Bristol is an old town, one of the oldest in Pennsylvania.
It has three claims to fame: it was an early commercial center, and the
Delaware Canal begins there, the one that runs through Stewart’s Crossing on
its way to Easton. And then there’s “The Bristol Stomp,” a 1960s song by the
Dovells, which you still hear played all over Bucks County.

“You have an address for the Carters, I presume,” I said,
getting into Rick’s truck.

“No, I figured we’d triangulate the cell phone signal when
we get close,” he said, slamming the truck into reverse and backing out my
driveway. “Of course I have an address.”

“Why are you so angry at me?” I asked, holding onto the door
as he rocketed down Minsk Lane. “I’m just trying to help you.”

“Investigation is my job,” he said. “And yet somehow you manage
to wiggle your way into my cases.”

“I thought you wanted my help.” He stopped to wait for the
gates to River Bend to open and allow us out. “I can get out here if you don’t
want me along.”

“I don’t like needing your help,” he said. “It makes me feel
like I can’t do what I’m supposed to.”

“That’s dumb,” I said. “You don’t do your own autopsies, do
you? Collect the crime scene data? Prosecute defendants?”
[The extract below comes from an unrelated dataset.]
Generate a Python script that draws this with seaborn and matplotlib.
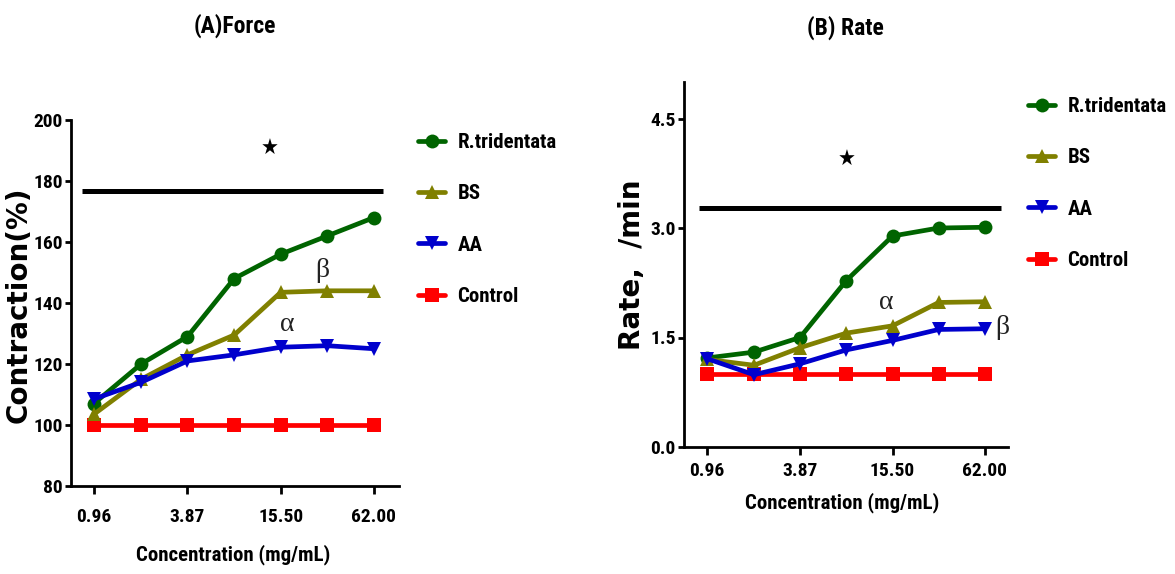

“They’re all part of the team,” he said.

I crossed my arms over my chest. “And I’m not?”

“You’re an amateur.”

“And an ex-con,” I said. “I’m always going to be that in
your mind, aren’t I? No matter how long we’re friends, and how much I do to
show you that I’m trying to change?”

“I didn’t mean that.”

“That’s the way it came across. What would the chief of
police say if he knew you were friends with a felon?”

“He can’t tell me who my friends are.”

“But if he knew that I was helping you with this case, he
wouldn’t be happy, would he?”

Rick sighed deeply. “He wants me to get this case cleared.
So he’ll have to live with how I do things. I’m sorry I snapped at you. I’m frustrated
because I can’t seem to get any traction on my own.”